=== WHAT THIS TASK INVOLVES ===
Write out the listing, please, but only from its first line through the line containing "xa = [p_ + off for p_ in pos]", exactly as given and without pictures.

=== DATA LINES ===
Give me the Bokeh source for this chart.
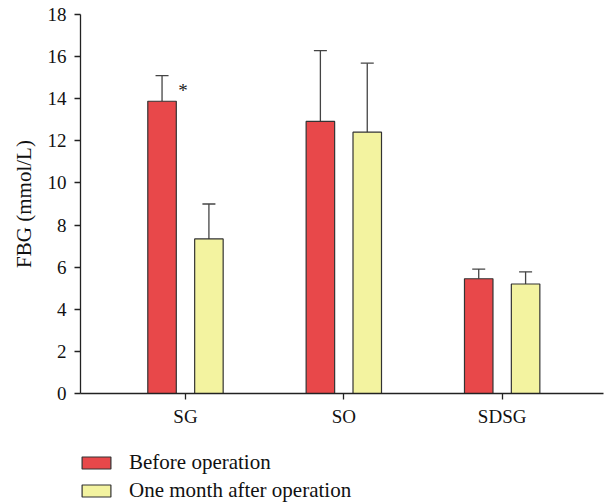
from bokeh.plotting import figure
from bokeh.layouts import column
from bokeh.models import (ColumnDataSource, FixedTicker, Legend, LegendItem,
                          Whisker, TeeHead, Range1d)
from bokeh.core.properties import value
from bokeh.embed import file_html
from bokeh.resources import INLINE

groups = ["SG", "SO", "SDSG"]
before_mean = [13.88, 12.92, 5.45]
before_sd = [1.22, 3.36, 0.46]
after_mean = [7.34, 12.41, 5.20]
after_sd = [1.66, 3.28, 0.58]
marks = ["*", "", ""]
series_names = ["Before operation", "One month after operation"]
y_ticks = [0, 2, 4, 6, 8, 10, 12, 14, 16, 18]

RED = "#E8484A"
YEL = "#F3F3A0"
EDGE = "#333333"
FONT = "Liberation Serif"

pos = [i + 1 for i in range(len(groups))]
off = 0.148
bw = 0.18
xb = [p_ - off for p_ in pos]
xa = [p_ + off for p_ in pos]

src_b = ColumnDataSource(dict(x=xb, top=before_mean,
                              up=[m + s for m, s in zip(before_mean, before_sd)],
                              mark=marks))
src_a = ColumnDataSource(dict(x=xa, top=after_mean,
                              up=[m + s for m, s in zip(after_mean, after_sd)]))

p = figure(width=605, height=440, output_backend="svg", toolbar_location=None,
           x_range=Range1d(0.337, 3.64), y_range=Range1d(0, 18),
           min_border_left=80, min_border_right=2, min_border_top=14,
           min_border_bottom=47)
p.outline_line_color = None
p.xgrid.visible = False
p.ygrid.visible = False

p.vbar(x="x", top="top", width=bw, source=src_b, fill_color=RED,
       line_color=EDGE, line_width=1.2)
p.vbar(x="x", top="top", width=bw, source=src_a, fill_color=YEL,
       line_color=EDGE, line_width=1.2)

for src in (src_b, src_a):
    w = Whisker(base="x", lower="top", upper="up", source=src,
                dimension="height", line_color="#444444", line_width=1.3,
                lower_head=None,
                upper_head=TeeHead(size=13, line_color="#444444", line_width=1.3))
    p.add_layout(w)

p.text(x="x", y="up", text="mark", source=src_b, x_offset=21, y_offset=15,
       text_font=value(FONT), text_font_size="19px", text_align="center",
       text_baseline="middle", text_color="#222222")

p.yaxis.ticker = FixedTicker(ticks=y_ticks)
p.yaxis.axis_label = "FBG (mmol/L)"
p.xaxis.ticker = FixedTicker(ticks=pos)
p.xaxis.major_label_overrides = {p_: g for p_, g in zip(pos, groups)}
for ax in (p.xaxis, p.yaxis):
    ax.minor_tick_line_color = None
    ax.major_tick_in = 0
    ax.major_tick_out = 6
    ax.axis_line_color = "#222222"
    ax.axis_line_width = 1.3
    ax.major_tick_line_color = "#222222"
    ax.major_tick_line_width = 1.3
    ax.major_label_text_font = FONT
    ax.major_label_text_font_size = "19px"
    ax.major_label_text_color = "#111111"
    ax.axis_label_text_font = FONT
    ax.axis_label_text_font_size = "21px"
    ax.axis_label_text_font_style = "normal"
    ax.axis_label_text_color = "#111111"
p.yaxis.major_label_standoff = 8
p.yaxis.axis_label_standoff = 9
p.xaxis.major_label_standoff = 6

# legend panel below the chart (swatch renderers are hidden; legend still draws them)
p2 = figure(width=605, height=63, output_backend="svg", toolbar_location=None,
            x_range=Range1d(0.337, 3.64), y_range=Range1d(0, 18),
            x_axis_type=None, y_axis_type=None,
            min_border_left=0, min_border_right=0, min_border_top=0,
            min_border_bottom=0)
p2.outline_line_color = None
lb = p2.vbar(x="x", top="top", width=bw, source=src_b, fill_color=RED,
             line_color=EDGE, line_width=1.2, visible=False)
la = p2.vbar(x="x", top="top", width=bw, source=src_a, fill_color=YEL,
             line_color=EDGE, line_width=1.2, visible=False)
legend = Legend(items=[LegendItem(label=series_names[0], renderers=[lb]),
                       LegendItem(label=series_names[1], renderers=[la])],
                location=(-2, 0), orientation="vertical",
                glyph_width=36, glyph_height=15, label_height=15,
                spacing=3, label_standoff=15, padding=0, margin=0,
                border_line_color=None, background_fill_alpha=0,
                label_text_font=FONT, label_text_font_size="21px",
                label_text_color="#111111")
p2.add_layout(legend, "center")

layout = column(p, p2, spacing=0)
open("out.html", "w").write(file_html(layout, INLINE))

=== SOLUTION BELOW ===
Give me the Bokeh source for this chart.
from bokeh.plotting import figure
from bokeh.layouts import column
from bokeh.models import (ColumnDataSource, FixedTicker, Legend, LegendItem,
                          Whisker, TeeHead, Range1d)
from bokeh.core.properties import value
from bokeh.embed import file_html
from bokeh.resources import INLINE

groups = ["SG", "SO", "SDSG"]
before_mean = [13.88, 12.92, 5.45]
before_sd = [1.22, 3.36, 0.46]
after_mean = [7.34, 12.41, 5.20]
after_sd = [1.66, 3.28, 0.58]
marks = ["*", "", ""]
series_names = ["Before operation", "One month after operation"]
y_ticks = [0, 2, 4, 6, 8, 10, 12, 14, 16, 18]

RED = "#E8484A"
YEL = "#F3F3A0"
EDGE = "#333333"
FONT = "Liberation Serif"

pos = [i + 1 for i in range(len(groups))]
off = 0.148
bw = 0.18
xb = [p_ - off for p_ in pos]
xa = [p_ + off for p_ in pos]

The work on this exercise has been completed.